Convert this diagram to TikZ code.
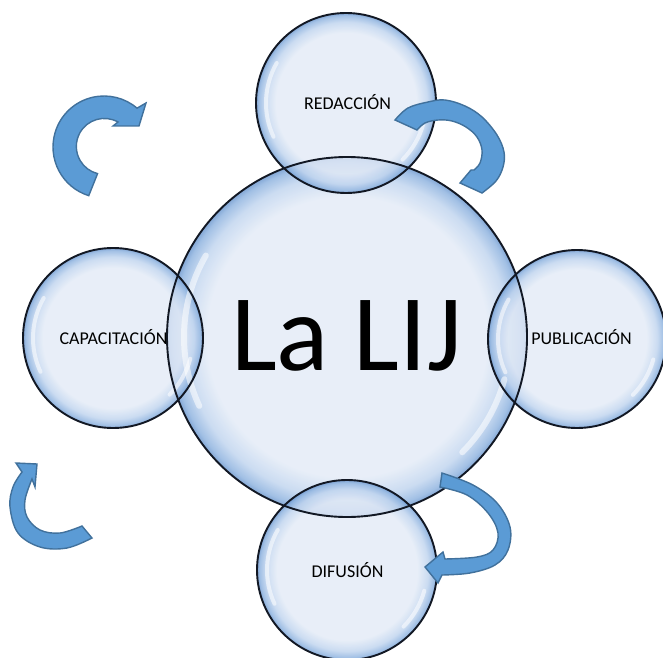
\documentclass[tikz,border=0pt]{standalone}
\usepackage{fontspec}
\setmainfont{Carlito}
\definecolor{bubA}{RGB}{226,234,246}
\definecolor{bubB}{RGB}{190,211,238}
\definecolor{bubC}{RGB}{138,176,222}
\definecolor{bubD}{RGB}{100,145,203}
\definecolor{bubEdge}{RGB}{18,24,36}
\definecolor{arrFill}{RGB}{91,155,213}
\definecolor{arrLine}{RGB}{65,113,156}
\pgfdeclareradialshading{bubble}{\pgfpoint{0bp}{0bp}}{color(0bp)=(bubA); color(19.5bp)=(bubA); color(22.5bp)=(bubB); color(24.3bp)=(bubC); color(25bp)=(bubD); color(50bp)=(bubD)}
\begin{document}
\begin{tikzpicture}[x=1pt,y=1pt,
  bubfill/.style={shading=bubble, fill opacity=0.8},
  bubline/.style={draw=bubEdge, line width=1.9},
  shine/.style={white, line width=4, line cap=round, opacity=0.55},
  bigarrow/.style={fill=arrFill, draw=arrLine, line width=1.4},
  lbl/.style={font=\fontsize{18}{20}\selectfont, anchor=base, inner sep=0pt, text=black},
]
\useasboundingbox (0,0) rectangle (663,657);
\coordinate (cC) at (347,320);
\coordinate (cT) at (346,554);
\coordinate (cL) at (113,319);
\coordinate (cR) at (577,318);
\coordinate (cB) at (347,87);

% bubble fills
\shade[bubfill] (cC) circle[radius=180];
\shade[bubfill] (cT) circle[radius=90];
\shade[bubfill] (cL) circle[radius=90];
\shade[bubfill] (cR) circle[radius=89];
\shade[bubfill] (cB) circle[radius=90];

% highlights
\draw[shine, line width=6] (cC) ++(150:163) arc[start angle=150, end angle=205, radius=163];
\draw[shine, line width=6] (cC) ++(-45:163) arc[start angle=-45, end angle=-15, radius=163];
\foreach \c/\r in {cT/90, cL/90, cR/89, cB/90}{
  \draw[shine] (\c) ++(150:{\r-10}) arc[start angle=150, end angle=205, radius={\r-10}];
  \draw[shine] (\c) ++(-45:{\r-10}) arc[start angle=-45, end angle=-15, radius={\r-10}];
}

% outlines
\draw[bubline] (cC) circle[radius=180];
\draw[bubline] (cT) circle[radius=90];
\draw[bubline] (cL) circle[radius=90];
\draw[bubline] (cR) circle[radius=89];
\draw[bubline] (cB) circle[radius=90];

% texts
\node[anchor=base, inner sep=0pt, font=\fontsize{109}{120}\selectfont] (lij) at (346.5,287) {La LIJ};
\node[lbl] (red) at (347.5,547) {REDACCIÓN};
\node[lbl] (cap) at (113.5,313) {CAPACITACIÓN};
\node[lbl] (pub) at (581.5,313) {PUBLICACIÓN};
\node[lbl] (dif) at (347.5,80) {DIFUSIÓN};

% arrow top-left
\draw[bigarrow] (104,510) ++(252.6:51) arc[start angle=252.6, end angle=49.6, radius=51]
  -- (146,554) -- (139,531) -- (113,531) -- (118,535)
  arc[start angle=60.8, end angle=256, radius=28] -- cycle;

% arrow near REDACCION
\draw[bigarrow] plot[smooth, tension=0.6] coordinates {(395,537) (408,549) (428,555) (445,557) (465,551) (482,540) (497,522) (504,505) (503,490) (496,476) (482,464)}
  -- (460,474) -- (471,487) -- (474,487)
  -- plot[smooth, tension=0.6] coordinates {(474,487) (480,494) (482,507) (477,520) (466,530) (452,536) (438,537) (425,534) (417,527)} -- cycle;

% arrow bottom-left
\draw[bigarrow] plot[smooth, tension=0.6] coordinates {(92,119) (67,109) (40,110) (18,124) (10,150) (13,170) (22,185)}
  -- (16,194) -- (37,193) -- (35,170) -- (32,178)
  -- plot[smooth, tension=0.6] coordinates {(32,178) (25,157) (27,140) (40,127) (60,124) (82,131)} -- cycle;

% arrow near DIFUSION
\draw[bigarrow] plot[smooth, tension=0.6] coordinates {(442,184) (473,172) (497,154) (510,130) (508,107) (495,92) (470,84) (442,82)}
  -- (438,74) -- (425,90) -- (443,105) -- (445,98)
  -- plot[smooth, tension=0.6] coordinates {(445,98) (477,100) (493,107) (498,124) (488,144) (467,162) (440,170)} -- cycle;
\end{tikzpicture}
\end{document}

* Set problem *
Without including any pictures, print all of the material exactly as given.

* Task answer *
Convert this diagram to TikZ code.
\documentclass[tikz,border=0pt]{standalone}
\usepackage{fontspec}
\setmainfont{Carlito}
\definecolor{bubA}{RGB}{226,234,246}
\definecolor{bubB}{RGB}{190,211,238}
\definecolor{bubC}{RGB}{138,176,222}
\definecolor{bubD}{RGB}{100,145,203}
\definecolor{bubEdge}{RGB}{18,24,36}
\definecolor{arrFill}{RGB}{91,155,213}
\definecolor{arrLine}{RGB}{65,113,156}
\pgfdeclareradialshading{bubble}{\pgfpoint{0bp}{0bp}}{color(0bp)=(bubA); color(19.5bp)=(bubA); color(22.5bp)=(bubB); color(24.3bp)=(bubC); color(25bp)=(bubD); color(50bp)=(bubD)}
\begin{document}
\begin{tikzpicture}[x=1pt,y=1pt,
  bubfill/.style={shading=bubble, fill opacity=0.8},
  bubline/.style={draw=bubEdge, line width=1.9},
  shine/.style={white, line width=4, line cap=round, opacity=0.55},
  bigarrow/.style={fill=arrFill, draw=arrLine, line width=1.4},
  lbl/.style={font=\fontsize{18}{20}\selectfont, anchor=base, inner sep=0pt, text=black},
]
\useasboundingbox (0,0) rectangle (663,657);
\coordinate (cC) at (347,320);
\coordinate (cT) at (346,554);
\coordinate (cL) at (113,319);
\coordinate (cR) at (577,318);
\coordinate (cB) at (347,87);

% bubble fills
\shade[bubfill] (cC) circle[radius=180];
\shade[bubfill] (cT) circle[radius=90];
\shade[bubfill] (cL) circle[radius=90];
\shade[bubfill] (cR) circle[radius=89];
\shade[bubfill] (cB) circle[radius=90];

% highlights
\draw[shine, line width=6] (cC) ++(150:163) arc[start angle=150, end angle=205, radius=163];
\draw[shine, line width=6] (cC) ++(-45:163) arc[start angle=-45, end angle=-15, radius=163];
\foreach \c/\r in {cT/90, cL/90, cR/89, cB/90}{
  \draw[shine] (\c) ++(150:{\r-10}) arc[start angle=150, end angle=205, radius={\r-10}];
  \draw[shine] (\c) ++(-45:{\r-10}) arc[start angle=-45, end angle=-15, radius={\r-10}];
}

% outlines
\draw[bubline] (cC) circle[radius=180];
\draw[bubline] (cT) circle[radius=90];
\draw[bubline] (cL) circle[radius=90];
\draw[bubline] (cR) circle[radius=89];
\draw[bubline] (cB) circle[radius=90];

% texts
\node[anchor=base, inner sep=0pt, font=\fontsize{109}{120}\selectfont] (lij) at (346.5,287) {La LIJ};
\node[lbl] (red) at (347.5,547) {REDACCIÓN};
\node[lbl] (cap) at (113.5,313) {CAPACITACIÓN};
\node[lbl] (pub) at (581.5,313) {PUBLICACIÓN};
\node[lbl] (dif) at (347.5,80) {DIFUSIÓN};

% arrow top-left
\draw[bigarrow] (104,510) ++(252.6:51) arc[start angle=252.6, end angle=49.6, radius=51]
  -- (146,554) -- (139,531) -- (113,531) -- (118,535)
  arc[start angle=60.8, end angle=256, radius=28] -- cycle;

% arrow near REDACCION
\draw[bigarrow] plot[smooth, tension=0.6] coordinates {(395,537) (408,549) (428,555) (445,557) (465,551) (482,540) (497,522) (504,505) (503,490) (496,476) (482,464)}
  -- (460,474) -- (471,487) -- (474,487)
  -- plot[smooth, tension=0.6] coordinates {(474,487) (480,494) (482,507) (477,520) (466,530) (452,536) (438,537) (425,534) (417,527)} -- cycle;

% arrow bottom-left
\draw[bigarrow] plot[smooth, tension=0.6] coordinates {(92,119) (67,109) (40,110) (18,124) (10,150) (13,170) (22,185)}
  -- (16,194) -- (37,193) -- (35,170) -- (32,178)
  -- plot[smooth, tension=0.6] coordinates {(32,178) (25,157) (27,140) (40,127) (60,124) (82,131)} -- cycle;

% arrow near DIFUSION
\draw[bigarrow] plot[smooth, tension=0.6] coordinates {(442,184) (473,172) (497,154) (510,130) (508,107) (495,92) (470,84) (442,82)}
  -- (438,74) -- (425,90) -- (443,105) -- (445,98)
  -- plot[smooth, tension=0.6] coordinates {(445,98) (477,100) (493,107) (498,124) (488,144) (467,162) (440,170)} -- cycle;
\end{tikzpicture}
\end{document}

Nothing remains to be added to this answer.